Sunday, 18 September 2016

Shoes

Enough of stinkpipes - tomorrow I'm off to Venice for a week of aesthetic overload in the most beautiful city on Earth. Unfortunately my best strolling shoes came apart at the seams the other day, so I was obliged to look for another pair - Venice is a city that demands stout footwear.
 It was not easy to find anything at all in my size (it never is, not since Clowns R Us closed down), and I was on the point of giving up when I happened on a shoe shop called Deichmann - a new one on me, German I believe. There, finally, I found a pair of shoes of acceptable design in my size - perfect. And the brand name of those shoes was (drumroll, please) Venice.
 I have my Venice shoes.

Friday, 16 September 2016

Stinkpipe Days

Reading this interesting piece on London's lost rivers (which has been shared on The Dabbler), I was intrigued to come across the phrase 'Victorian stink pipes'. It took me back (like a rather less fragrant madeleine dunked in linden tea) to the autumn of 1959, when I arrived from Ealing, the alleged 'queen of suburbs', at my new home in the Surrey suburban demiparadise of Carshalton. Here was a streetscape - and water-woven parkscape - notably unlike what I had been used to, and it had its mystifying features.
 Among these were the tall, green-painted cast-iron columns that decorated so many streets. A number of these had ornate crowns, some with wind vanes, some with three or four trumpet-shaped openings. What on earth were they, and what were they for?
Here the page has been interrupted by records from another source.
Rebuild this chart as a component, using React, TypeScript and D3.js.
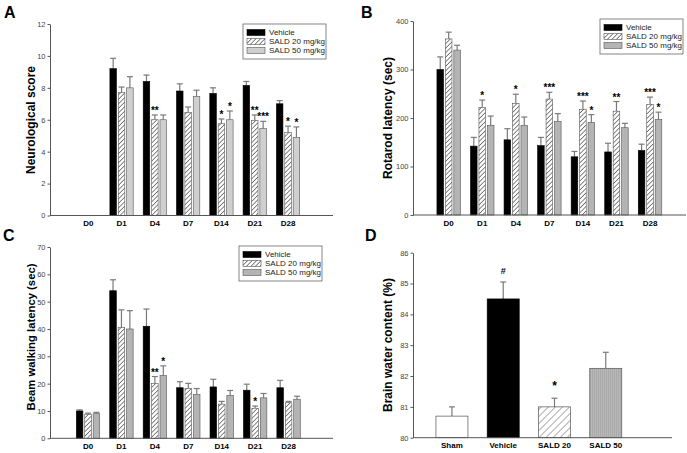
import React, { useEffect, useRef } from 'react';
import { select, scaleBand, scaleLinear, axisLeft, range, format } from 'd3';

// shared categories
const days = ['D0', 'D1', 'D4', 'D7', 'D14', 'D21', 'D28'];
const groups = ['Vehicle', 'SALD 20 mg/kg', 'SALD 50 mg/kg'];

// A - neurological score (mean, sem)
const neuroVehicle = [null, 9.2, 8.4, 7.8, 7.65, 8.15, 7.0];
const neuroVehicleErr = [0, 0.65, 0.4, 0.45, 0.35, 0.25, 0.2];
const neuroSald20 = [null, 7.7, 6.0, 6.45, 5.75, 5.95, 5.2];
const neuroSald20Err = [0, 0.35, 0.3, 0.35, 0.3, 0.35, 0.4];
const neuroSald50 = [null, 8.0, 6.0, 7.45, 6.0, 5.45, 4.9];
const neuroSald50Err = [0, 0.7, 0.3, 0.4, 0.55, 0.45, 0.65];
const neuroSig = [
  ['', '', '', '', '', '', ''],
  ['', '', '**', '', '*', '**', '*'],
  ['', '', '', '', '*', '***', '*'],
];

// B - rotarod latency
const rotaVehicle = [300, 142, 155, 143, 120, 130, 133];
const rotaVehicleErr = [26, 18, 23, 17, 11, 18, 13];
const rotaSald20 = [363, 222, 230, 239, 218, 214, 228];
const rotaSald20Err = [14, 15, 19, 14, 17, 20, 15];
const rotaSald50 = [340, 185, 185, 193, 191, 180, 197];
const rotaSald50Err = [10, 19, 17, 16, 16, 9, 15];
const rotaSig = [
  ['', '', '', '', '', '', ''],
  ['', '*', '*', '***', '***', '**', '***'],
  ['', '', '', '', '*', '', '*'],
];

// C - beam walking latency
const beamVehicle = [10, 54, 41, 18.5, 18.8, 17.6, 18.5];
const beamVehicleErr = [0.4, 4, 6.3, 2.2, 2.8, 2.2, 2.7];
const beamSald20 = [8.8, 40.5, 20, 18.3, 12.5, 11, 13];
const beamSald20Err = [0.4, 6.5, 2.6, 1.8, 1.0, 0.8, 0.5];
const beamSald50 = [9, 40, 23, 16, 15.7, 14.8, 14.3];
const beamSald50Err = [0.5, 6.7, 3.5, 2.2, 1.8, 1.6, 1.1];
const beamSig = [
  ['', '', '', '', '', '', ''],
  ['', '', '**', '', '', '*', ''],
  ['', '', '*', '', '', '', ''],
];

// D - brain water content
const waterGroups = ['Sham', 'Vehicle', 'SALD 20', 'SALD 50'];
const waterValues = [80.7, 84.5, 81.0, 82.25];
const waterErr = [0.3, 0.55, 0.28, 0.52];
const waterSig = ['', '#', '*', ''];

const FONT = 'Arial, "Liberation Sans", sans-serif';
const fills = ['#000', 'url(#hatch)', '#cfcfcf'];
const fillsB = ['#000', 'url(#hatch)', '#b4b4b4'];

const panels = [
  {
    letter: 'A', title: 'Neurological score', titleSize: 12, lx: 4, ly: 18, titleX: 31, titleY: 120,
    x0: 50, x1: 333, bandL: 71.6, bandR: 304.7, yBot: 215.5, yTop: 24, dom: [0, 12], ticks: range(0, 13, 2),
    series: [[neuroVehicle, neuroVehicleErr], [neuroSald20, neuroSald20Err], [neuroSald50, neuroSald50Err]],
    sig: neuroSig, fills, legend: [243, 24], labY: 226,
  },
  {
    letter: 'B', title: 'Rotarod latency (sec)', titleSize: 12, lx: 361, ly: 18, titleX: 388, titleY: 118,
    x0: 413, x1: 686, bandL: 431.9, bandR: 666.8, yBot: 215, yTop: 21, dom: [0, 400], ticks: range(0, 401, 100),
    series: [[rotaVehicle, rotaVehicleErr], [rotaSald20, rotaSald20Err], [rotaSald50, rotaSald50Err]],
    sig: rotaSig, fills: fillsB, legend: [600, 19], labY: 226,
  },
  {
    letter: 'C', title: 'Beam walking latency (sec)', titleSize: 11.3, lx: 3, ly: 241, titleX: 31, titleY: 337,
    x0: 50, x1: 333, bandL: 71.3, bandR: 305.3, yBot: 438.3, yTop: 247, dom: [0, 70], ticks: range(0, 71, 10),
    series: [[beamVehicle, beamVehicleErr], [beamSald20, beamSald20Err], [beamSald50, beamSald50Err]],
    sig: beamSig, fills: fillsB, legend: [239, 246], labY: 449,
  },
];

function App() {
  const svgRef = useRef<SVGSVGElement>(null);

  useEffect(() => {
    const svg = select(svgRef.current);
    svg.selectAll('*').remove();

    const defs = svg.append('defs');
    const hatch = defs.append('pattern').attr('id', 'hatch').attr('patternUnits', 'userSpaceOnUse')
      .attr('width', 3.2).attr('height', 3.2).attr('patternTransform', 'rotate(45)');
    hatch.append('rect').attr('width', 3.2).attr('height', 3.2).attr('fill', '#fff');
    hatch.append('line').attr('x1', 0).attr('y1', 0).attr('x2', 0).attr('y2', 3.2)
      .attr('stroke', '#222').attr('stroke-width', 1.1);
    const hatchD = defs.append('pattern').attr('id', 'hatchD').attr('patternUnits', 'userSpaceOnUse')
      .attr('width', 5).attr('height', 5).attr('patternTransform', 'rotate(45)');
    hatchD.append('rect').attr('width', 5).attr('height', 5).attr('fill', '#fff');
    hatchD.append('line').attr('x1', 0).attr('y1', 0).attr('x2', 0).attr('y2', 5)
      .attr('stroke', '#444').attr('stroke-width', 0.9);
    const vert = defs.append('pattern').attr('id', 'vert').attr('patternUnits', 'userSpaceOnUse')
      .attr('width', 2).attr('height', 4);
    vert.append('rect').attr('width', 2).attr('height', 4).attr('fill', '#b8b8b8');
    vert.append('line').attr('x1', 0.5).attr('y1', 0).attr('x2', 0.5).attr('y2', 4)
      .attr('stroke', '#a4a4a4').attr('stroke-width', 0.7);

    const drawAxisY = (g, y, x0, ticks) => {
      const ax = g.append('g').attr('transform', `translate(${x0},0)`)
        .call(axisLeft(y).tickValues(ticks).tickFormat(format('d')).tickSize(2.5).tickSizeOuter(0).tickPadding(2));
      ax.select('.domain').attr('stroke', '#555');
      ax.selectAll('line').attr('stroke', '#555');
      ax.selectAll('text').attr('font-size', 7.5).attr('fill', '#444').attr('font-family', FONT);
    };

    const errBar = (g, cx, yTop, yVal) => {
      g.append('line').attr('x1', cx).attr('x2', cx).attr('y1', yVal).attr('y2', yTop)
        .attr('stroke', '#7a7a7a').attr('stroke-width', 1.2);
      g.append('line').attr('x1', cx - 3).attr('x2', cx + 3).attr('y1', yTop).attr('y2', yTop)
        .attr('stroke', '#7a7a7a').attr('stroke-width', 1.2);
    };

    panels.forEach(p => {
      const g = svg.append('g');
      const x = scaleBand().domain(days).range([p.bandL, p.bandR]).paddingInner(0.3).paddingOuter(0.15);
      const xs = scaleBand().domain(range(3).map(String)).range([0, x.bandwidth()]).paddingInner(0.22);
      const y = scaleLinear().domain(p.dom).range([p.yBot, p.yTop]);

      g.append('text').attr('x', p.lx).attr('y', p.ly).text(p.letter)
        .attr('font-family', FONT).attr('font-weight', 'bold').attr('font-size', 16);
      g.append('text').attr('transform', `translate(${p.titleX},${p.titleY}) rotate(-90)`)
        .attr('text-anchor', 'middle').attr('dominant-baseline', 'central').text(p.title)
        .attr('font-family', FONT).attr('font-weight', 'bold').attr('font-size', p.titleSize);

      p.series.forEach(([vals, errs], si) => {
        days.forEach((d, i) => {
          const v = vals[i];
          if (v == null) return;
          const bx = x(d) + xs(String(si));
          const bw = xs.bandwidth();
          const top = y(v + errs[i]);
          errBar(g, bx + bw / 2, top, y(v));
          g.append('rect').attr('x', bx).attr('y', y(v)).attr('width', bw).attr('height', y(p.dom[0]) - y(v))
            .attr('fill', p.fills[si]).attr('stroke', si === 0 ? '#000' : '#555').attr('stroke-width', 0.6);
          const s = p.sig[si][i];
          if (s) {
            g.append('text').attr('x', bx + bw / 2).attr('y', top - 1).attr('text-anchor', 'middle').text(s)
              .attr('font-family', FONT).attr('font-weight', 'bold').attr('font-size', 10);
          }
        });
      });

      drawAxisY(g, y, p.x0, p.ticks);
      g.append('line').attr('x1', p.x0).attr('x2', p.x1).attr('y1', p.yBot).attr('y2', p.yBot)
        .attr('stroke', '#555');
      g.selectAll('.cat').data(days).join('text').attr('class', 'cat')
        .attr('x', d => x(d) + x.bandwidth() / 2).attr('y', p.labY).attr('text-anchor', 'middle').text(d => d)
        .attr('font-family', FONT).attr('font-weight', 'bold').attr('font-size', 8).attr('fill', '#000');

      // legend
      const [lx, ly] = p.legend;
      const lg = g.append('g').attr('transform', `translate(${lx},${ly})`);
      lg.append('rect').attr('width', 83).attr('height', 35).attr('fill', '#fff').attr('stroke', '#666').attr('stroke-width', 0.8);
      groups.forEach((name, k) => {
        const ry = 8.5 + k * 9;
        lg.append('rect').attr('x', 4).attr('y', ry - 3).attr('width', 18).attr('height', 6)
          .attr('fill', p.fills[k]).attr('stroke', k === 0 ? '#000' : '#555').attr('stroke-width', 0.6);
        lg.append('text').attr('x', 26).attr('y', ry).attr('dominant-baseline', 'central').text(name)
          .attr('font-family', FONT).attr('font-size', 8).attr('fill', '#222');
      });
    });

    // panel D
    const g = svg.append('g');
    const x = scaleBand().domain(waterGroups).range([426.3, 631.4]).paddingInner(0.376).paddingOuter(0.188);
    const y = scaleLinear().domain([80, 86]).range([437.7, 252.7]);
    const dFills = ['#fff', '#000', 'url(#hatchD)', 'url(#vert)'];
    g.append('text').attr('x', 365).attr('y', 241).text('D')
      .attr('font-family', FONT).attr('font-weight', 'bold').attr('font-size', 16);
    g.append('text').attr('transform', 'translate(388,345) rotate(-90)')
      .attr('text-anchor', 'middle').attr('dominant-baseline', 'central').text('Brain water content (%)')
      .attr('font-family', FONT).attr('font-weight', 'bold').attr('font-size', 12);
    waterGroups.forEach((name, i) => {
      const bx = x(name);
      const bw = x.bandwidth();
      const v = waterValues[i];
      const top = y(v + waterErr[i]);
      errBar(g, bx + bw / 2, top, y(v));
      g.append('rect').attr('x', bx).attr('y', y(v)).attr('width', bw).attr('height', y(80) - y(v))
        .attr('fill', dFills[i]).attr('stroke', i === 1 ? '#000' : '#555').attr('stroke-width', 0.7);
      if (waterSig[i]) {
        g.append('text').attr('x', bx + bw / 2).attr('y', top - 8).attr('text-anchor', 'middle').text(waterSig[i])
          .attr('font-family', FONT).attr('font-weight', 'bold').attr('font-size', waterSig[i] === '*' ? 12 : 9);
      }
    });
    drawAxisY(g, y, 413, range(80, 87, 1));
    g.append('line').attr('x1', 413).attr('x2', 672).attr('y1', 437.7).attr('y2', 437.7).attr('stroke', '#555');
    g.selectAll('.cat').data(waterGroups).join('text').attr('class', 'cat')
      .attr('x', d => x(d) + x.bandwidth() / 2).attr('y', 448).attr('text-anchor', 'middle').text(d => d)
      .attr('font-family', FONT).attr('font-weight', 'bold').attr('font-size', 8).attr('fill', '#000');
  }, []);

  return (
    <svg ref={svgRef} width={687} height={453}
      style={{ position: 'absolute', left: 0, top: 0, background: '#fff' }} />
  );
}

export default App;
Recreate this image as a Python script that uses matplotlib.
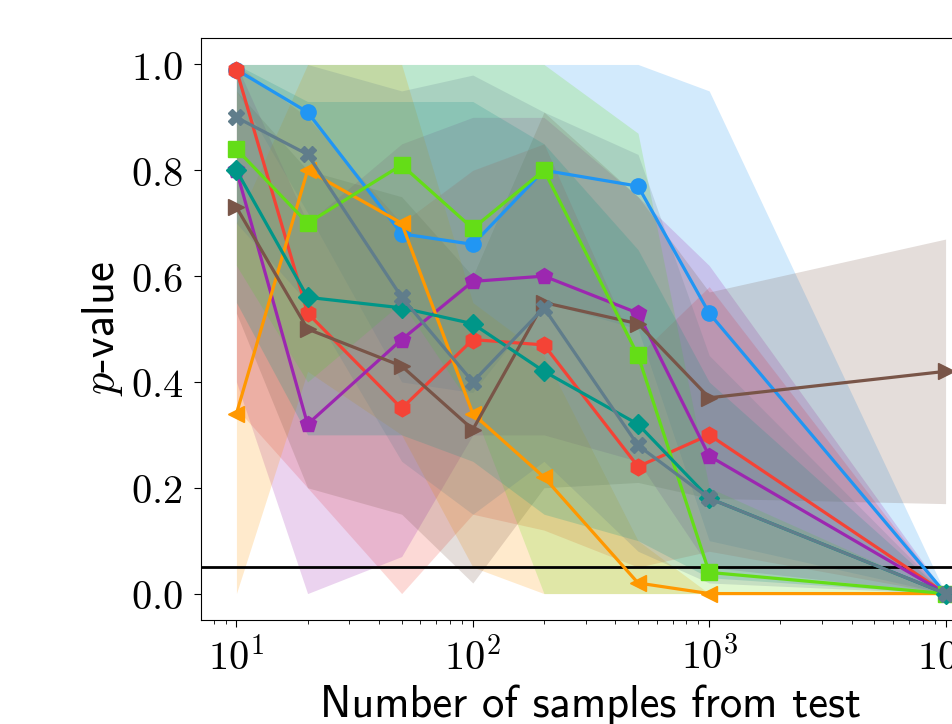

None of my schoolfriends seemed to know, but there was a quite plausible theory that during the war they had housed air-raid sirens.  Gradually I began to realise that they must in fact be some kind of ventilation system, presumably for sewers or underground rivers - but by then they were mysteriously disappearing anyway (I never saw one being taken down). Now I know just what they are/were - 'stinkpipes', aka 'stenchpipes', both good no-nonsense names which we schoolboys would have relished had we known them. They are so popular there is even a blog devoted to the stinkpipes of London.
 Pictured above is a surviving ornate stinkpipe just down the road from where I live.